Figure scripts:

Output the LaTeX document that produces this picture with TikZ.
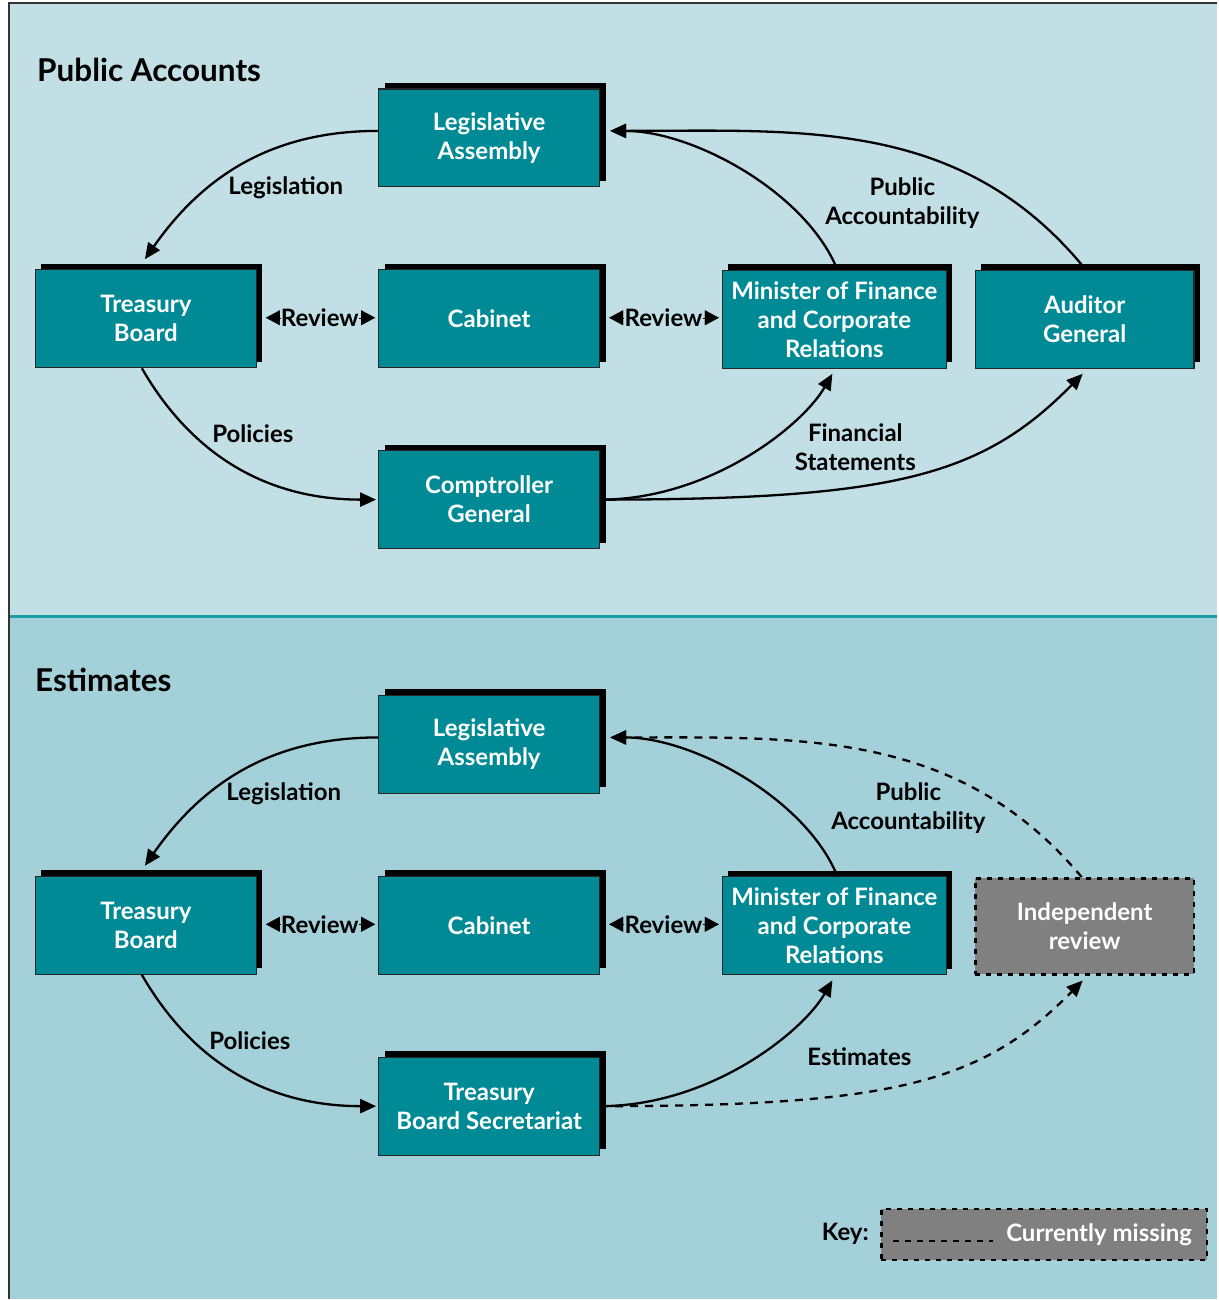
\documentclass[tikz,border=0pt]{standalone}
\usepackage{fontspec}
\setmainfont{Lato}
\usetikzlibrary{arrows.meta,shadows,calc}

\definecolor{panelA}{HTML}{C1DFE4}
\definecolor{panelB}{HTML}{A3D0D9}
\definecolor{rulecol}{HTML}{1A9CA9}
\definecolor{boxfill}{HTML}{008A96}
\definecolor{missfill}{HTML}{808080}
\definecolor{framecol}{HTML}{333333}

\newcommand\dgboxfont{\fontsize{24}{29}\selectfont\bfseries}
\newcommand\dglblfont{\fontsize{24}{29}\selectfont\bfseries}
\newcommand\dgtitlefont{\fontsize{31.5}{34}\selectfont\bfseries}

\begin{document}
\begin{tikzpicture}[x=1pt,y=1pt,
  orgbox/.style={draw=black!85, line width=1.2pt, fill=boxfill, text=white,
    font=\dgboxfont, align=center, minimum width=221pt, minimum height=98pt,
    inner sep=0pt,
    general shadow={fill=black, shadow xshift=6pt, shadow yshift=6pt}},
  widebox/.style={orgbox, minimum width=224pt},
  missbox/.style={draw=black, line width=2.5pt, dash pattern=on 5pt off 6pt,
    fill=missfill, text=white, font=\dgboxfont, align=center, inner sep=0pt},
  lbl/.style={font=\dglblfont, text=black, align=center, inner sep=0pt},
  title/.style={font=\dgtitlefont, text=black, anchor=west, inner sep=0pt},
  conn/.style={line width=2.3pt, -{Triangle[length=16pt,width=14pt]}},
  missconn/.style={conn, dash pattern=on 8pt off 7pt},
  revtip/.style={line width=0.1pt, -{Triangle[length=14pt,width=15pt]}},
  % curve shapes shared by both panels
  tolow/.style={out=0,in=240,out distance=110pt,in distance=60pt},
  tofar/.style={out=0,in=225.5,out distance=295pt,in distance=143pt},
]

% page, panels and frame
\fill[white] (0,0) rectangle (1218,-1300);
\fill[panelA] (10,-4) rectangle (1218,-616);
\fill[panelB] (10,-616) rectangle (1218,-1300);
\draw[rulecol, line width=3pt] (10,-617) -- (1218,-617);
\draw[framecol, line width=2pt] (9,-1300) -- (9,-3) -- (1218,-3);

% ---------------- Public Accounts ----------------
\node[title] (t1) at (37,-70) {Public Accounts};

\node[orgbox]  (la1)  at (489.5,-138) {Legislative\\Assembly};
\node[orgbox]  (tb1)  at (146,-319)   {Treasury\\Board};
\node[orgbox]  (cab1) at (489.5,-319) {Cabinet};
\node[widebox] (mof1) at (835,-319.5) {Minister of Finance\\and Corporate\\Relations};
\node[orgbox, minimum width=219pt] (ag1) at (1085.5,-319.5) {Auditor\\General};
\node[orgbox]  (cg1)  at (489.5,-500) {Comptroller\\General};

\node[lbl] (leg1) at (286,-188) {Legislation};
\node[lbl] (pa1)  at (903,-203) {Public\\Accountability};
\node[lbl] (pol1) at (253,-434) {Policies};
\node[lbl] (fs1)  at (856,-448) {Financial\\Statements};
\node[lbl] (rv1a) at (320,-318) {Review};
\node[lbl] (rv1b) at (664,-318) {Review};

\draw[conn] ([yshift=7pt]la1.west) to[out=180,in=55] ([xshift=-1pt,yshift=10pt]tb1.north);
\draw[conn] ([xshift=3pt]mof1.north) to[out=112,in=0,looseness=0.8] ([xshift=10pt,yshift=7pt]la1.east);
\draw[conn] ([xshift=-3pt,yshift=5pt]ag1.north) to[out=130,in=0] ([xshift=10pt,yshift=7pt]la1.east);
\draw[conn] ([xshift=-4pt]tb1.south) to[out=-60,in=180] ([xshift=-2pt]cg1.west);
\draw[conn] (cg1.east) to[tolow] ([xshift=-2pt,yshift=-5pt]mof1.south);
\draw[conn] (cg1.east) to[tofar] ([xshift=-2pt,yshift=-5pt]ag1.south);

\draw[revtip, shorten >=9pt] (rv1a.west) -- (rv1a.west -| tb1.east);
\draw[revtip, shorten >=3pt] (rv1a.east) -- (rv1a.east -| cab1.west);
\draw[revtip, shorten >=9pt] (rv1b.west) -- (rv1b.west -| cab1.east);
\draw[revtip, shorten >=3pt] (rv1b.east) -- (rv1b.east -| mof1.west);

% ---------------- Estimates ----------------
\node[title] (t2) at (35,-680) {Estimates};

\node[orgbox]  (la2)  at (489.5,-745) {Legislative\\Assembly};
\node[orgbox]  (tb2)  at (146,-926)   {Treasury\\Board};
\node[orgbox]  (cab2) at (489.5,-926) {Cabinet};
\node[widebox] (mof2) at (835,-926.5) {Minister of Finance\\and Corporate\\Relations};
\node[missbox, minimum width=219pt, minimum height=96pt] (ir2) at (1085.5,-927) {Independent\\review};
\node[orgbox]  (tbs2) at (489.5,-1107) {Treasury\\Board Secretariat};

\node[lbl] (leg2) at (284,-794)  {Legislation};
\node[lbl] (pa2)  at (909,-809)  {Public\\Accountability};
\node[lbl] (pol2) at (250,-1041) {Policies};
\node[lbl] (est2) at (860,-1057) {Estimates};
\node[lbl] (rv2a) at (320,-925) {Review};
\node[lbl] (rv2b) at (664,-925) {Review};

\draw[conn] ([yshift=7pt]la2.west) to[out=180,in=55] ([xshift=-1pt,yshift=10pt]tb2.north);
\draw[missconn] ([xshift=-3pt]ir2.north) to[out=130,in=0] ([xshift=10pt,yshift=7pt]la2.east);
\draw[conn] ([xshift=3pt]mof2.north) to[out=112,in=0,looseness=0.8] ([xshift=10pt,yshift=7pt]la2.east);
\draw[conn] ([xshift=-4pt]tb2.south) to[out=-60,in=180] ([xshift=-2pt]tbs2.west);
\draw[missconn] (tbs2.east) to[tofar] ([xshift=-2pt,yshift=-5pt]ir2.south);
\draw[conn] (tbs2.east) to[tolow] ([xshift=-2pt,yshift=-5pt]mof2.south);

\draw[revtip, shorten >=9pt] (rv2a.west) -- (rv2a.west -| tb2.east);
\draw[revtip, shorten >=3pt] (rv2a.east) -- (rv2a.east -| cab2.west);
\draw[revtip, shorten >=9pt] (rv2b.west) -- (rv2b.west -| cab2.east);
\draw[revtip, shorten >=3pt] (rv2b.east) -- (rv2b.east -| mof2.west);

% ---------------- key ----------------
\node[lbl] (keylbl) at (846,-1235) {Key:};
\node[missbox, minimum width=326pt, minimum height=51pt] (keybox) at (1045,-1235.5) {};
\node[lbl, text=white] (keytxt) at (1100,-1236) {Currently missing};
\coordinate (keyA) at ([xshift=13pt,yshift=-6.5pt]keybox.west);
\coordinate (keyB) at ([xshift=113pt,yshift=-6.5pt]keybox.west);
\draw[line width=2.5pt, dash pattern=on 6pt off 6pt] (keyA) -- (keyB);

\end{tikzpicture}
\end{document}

--

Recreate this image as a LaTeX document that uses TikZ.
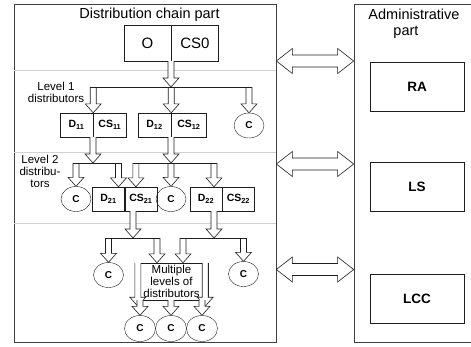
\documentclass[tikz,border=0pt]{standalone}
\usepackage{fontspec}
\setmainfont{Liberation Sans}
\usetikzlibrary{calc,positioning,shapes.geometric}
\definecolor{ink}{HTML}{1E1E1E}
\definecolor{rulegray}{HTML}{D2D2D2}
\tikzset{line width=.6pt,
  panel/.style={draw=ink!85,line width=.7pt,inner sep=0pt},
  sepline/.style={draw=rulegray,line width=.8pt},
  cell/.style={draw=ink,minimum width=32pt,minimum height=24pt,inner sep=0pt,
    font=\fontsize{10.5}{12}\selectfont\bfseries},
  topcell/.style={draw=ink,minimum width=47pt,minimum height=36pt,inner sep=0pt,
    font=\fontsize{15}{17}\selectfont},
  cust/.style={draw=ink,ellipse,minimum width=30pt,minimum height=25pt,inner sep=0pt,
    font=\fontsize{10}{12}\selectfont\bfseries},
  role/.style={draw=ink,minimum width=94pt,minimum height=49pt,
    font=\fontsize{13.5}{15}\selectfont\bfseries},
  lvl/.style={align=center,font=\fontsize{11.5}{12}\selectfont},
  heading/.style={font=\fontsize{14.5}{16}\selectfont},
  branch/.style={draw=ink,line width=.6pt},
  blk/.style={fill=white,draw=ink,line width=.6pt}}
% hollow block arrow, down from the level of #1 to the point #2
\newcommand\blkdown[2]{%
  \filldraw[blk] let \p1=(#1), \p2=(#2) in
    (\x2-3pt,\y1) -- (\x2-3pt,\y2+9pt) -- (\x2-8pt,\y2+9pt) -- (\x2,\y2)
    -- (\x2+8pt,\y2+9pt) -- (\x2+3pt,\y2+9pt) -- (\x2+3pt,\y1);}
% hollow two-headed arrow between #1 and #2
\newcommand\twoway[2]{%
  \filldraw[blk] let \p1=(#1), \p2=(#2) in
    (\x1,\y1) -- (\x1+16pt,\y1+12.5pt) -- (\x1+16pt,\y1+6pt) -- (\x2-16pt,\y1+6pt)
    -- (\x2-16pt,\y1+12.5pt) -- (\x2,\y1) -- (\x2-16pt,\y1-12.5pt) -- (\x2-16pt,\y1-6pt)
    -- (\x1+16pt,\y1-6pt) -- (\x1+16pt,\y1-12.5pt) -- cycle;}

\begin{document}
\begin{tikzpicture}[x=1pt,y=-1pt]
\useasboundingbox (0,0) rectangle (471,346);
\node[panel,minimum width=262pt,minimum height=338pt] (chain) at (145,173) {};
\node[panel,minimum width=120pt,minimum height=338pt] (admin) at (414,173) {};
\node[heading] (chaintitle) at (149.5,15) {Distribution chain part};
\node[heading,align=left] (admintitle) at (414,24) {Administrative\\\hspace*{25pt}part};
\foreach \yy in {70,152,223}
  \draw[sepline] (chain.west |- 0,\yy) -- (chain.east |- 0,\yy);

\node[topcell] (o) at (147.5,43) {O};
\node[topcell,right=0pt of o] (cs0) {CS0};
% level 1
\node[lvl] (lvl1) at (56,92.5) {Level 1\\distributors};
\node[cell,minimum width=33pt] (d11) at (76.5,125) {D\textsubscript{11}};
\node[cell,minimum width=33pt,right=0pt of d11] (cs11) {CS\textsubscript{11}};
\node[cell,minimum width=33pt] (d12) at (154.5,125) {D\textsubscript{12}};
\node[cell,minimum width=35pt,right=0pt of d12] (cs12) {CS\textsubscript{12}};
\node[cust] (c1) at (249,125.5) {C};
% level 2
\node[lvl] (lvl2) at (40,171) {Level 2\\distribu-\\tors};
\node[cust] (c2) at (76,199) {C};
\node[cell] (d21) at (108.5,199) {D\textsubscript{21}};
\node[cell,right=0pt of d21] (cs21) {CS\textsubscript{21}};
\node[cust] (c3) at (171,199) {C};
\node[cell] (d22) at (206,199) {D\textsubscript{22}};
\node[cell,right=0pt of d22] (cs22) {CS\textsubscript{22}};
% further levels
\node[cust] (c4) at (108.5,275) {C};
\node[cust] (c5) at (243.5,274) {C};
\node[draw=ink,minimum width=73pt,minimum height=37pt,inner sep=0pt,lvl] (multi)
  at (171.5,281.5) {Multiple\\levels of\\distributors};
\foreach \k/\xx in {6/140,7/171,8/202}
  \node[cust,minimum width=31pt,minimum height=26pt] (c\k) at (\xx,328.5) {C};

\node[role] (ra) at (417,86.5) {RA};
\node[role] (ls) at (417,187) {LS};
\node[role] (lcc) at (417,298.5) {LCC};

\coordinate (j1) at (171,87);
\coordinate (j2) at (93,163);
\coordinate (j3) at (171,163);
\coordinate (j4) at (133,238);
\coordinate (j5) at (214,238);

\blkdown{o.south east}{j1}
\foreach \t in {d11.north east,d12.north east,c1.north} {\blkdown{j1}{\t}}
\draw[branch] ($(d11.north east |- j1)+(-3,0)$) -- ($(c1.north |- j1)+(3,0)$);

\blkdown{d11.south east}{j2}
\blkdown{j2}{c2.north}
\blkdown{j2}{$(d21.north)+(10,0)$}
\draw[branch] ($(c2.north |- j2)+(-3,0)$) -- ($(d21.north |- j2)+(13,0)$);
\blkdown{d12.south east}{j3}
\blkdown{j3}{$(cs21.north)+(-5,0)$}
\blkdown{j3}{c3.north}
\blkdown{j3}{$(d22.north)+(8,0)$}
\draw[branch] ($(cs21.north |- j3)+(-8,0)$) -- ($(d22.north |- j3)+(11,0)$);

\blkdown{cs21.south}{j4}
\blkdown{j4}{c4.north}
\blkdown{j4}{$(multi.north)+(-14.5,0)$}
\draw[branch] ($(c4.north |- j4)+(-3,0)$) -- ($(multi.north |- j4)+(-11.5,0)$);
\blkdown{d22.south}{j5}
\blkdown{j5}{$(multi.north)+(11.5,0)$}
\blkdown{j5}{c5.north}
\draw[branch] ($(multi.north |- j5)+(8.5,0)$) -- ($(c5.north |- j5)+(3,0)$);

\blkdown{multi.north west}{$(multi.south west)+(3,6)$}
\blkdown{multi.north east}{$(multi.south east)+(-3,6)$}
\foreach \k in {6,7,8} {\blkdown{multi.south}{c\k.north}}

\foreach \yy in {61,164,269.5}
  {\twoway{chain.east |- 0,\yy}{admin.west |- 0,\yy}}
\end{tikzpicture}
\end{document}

▶ WHAT YOU HAVE TO DO:
Starting at the line containing "Output the LaTeX" and ending at the line containing "(t1) at (37,-70)", copy those lines exactly, both included, and nothing more. Leave out any picture.

▶ FULL SOLUTION:
Output the LaTeX document that produces this picture with TikZ.
\documentclass[tikz,border=0pt]{standalone}
\usepackage{fontspec}
\setmainfont{Lato}
\usetikzlibrary{arrows.meta,shadows,calc}

\definecolor{panelA}{HTML}{C1DFE4}
\definecolor{panelB}{HTML}{A3D0D9}
\definecolor{rulecol}{HTML}{1A9CA9}
\definecolor{boxfill}{HTML}{008A96}
\definecolor{missfill}{HTML}{808080}
\definecolor{framecol}{HTML}{333333}

\newcommand\dgboxfont{\fontsize{24}{29}\selectfont\bfseries}
\newcommand\dglblfont{\fontsize{24}{29}\selectfont\bfseries}
\newcommand\dgtitlefont{\fontsize{31.5}{34}\selectfont\bfseries}

\begin{document}
\begin{tikzpicture}[x=1pt,y=1pt,
  orgbox/.style={draw=black!85, line width=1.2pt, fill=boxfill, text=white,
    font=\dgboxfont, align=center, minimum width=221pt, minimum height=98pt,
    inner sep=0pt,
    general shadow={fill=black, shadow xshift=6pt, shadow yshift=6pt}},
  widebox/.style={orgbox, minimum width=224pt},
  missbox/.style={draw=black, line width=2.5pt, dash pattern=on 5pt off 6pt,
    fill=missfill, text=white, font=\dgboxfont, align=center, inner sep=0pt},
  lbl/.style={font=\dglblfont, text=black, align=center, inner sep=0pt},
  title/.style={font=\dgtitlefont, text=black, anchor=west, inner sep=0pt},
  conn/.style={line width=2.3pt, -{Triangle[length=16pt,width=14pt]}},
  missconn/.style={conn, dash pattern=on 8pt off 7pt},
  revtip/.style={line width=0.1pt, -{Triangle[length=14pt,width=15pt]}},
  % curve shapes shared by both panels
  tolow/.style={out=0,in=240,out distance=110pt,in distance=60pt},
  tofar/.style={out=0,in=225.5,out distance=295pt,in distance=143pt},
]

% page, panels and frame
\fill[white] (0,0) rectangle (1218,-1300);
\fill[panelA] (10,-4) rectangle (1218,-616);
\fill[panelB] (10,-616) rectangle (1218,-1300);
\draw[rulecol, line width=3pt] (10,-617) -- (1218,-617);
\draw[framecol, line width=2pt] (9,-1300) -- (9,-3) -- (1218,-3);

% ---------------- Public Accounts ----------------
\node[title] (t1) at (37,-70) {Public Accounts};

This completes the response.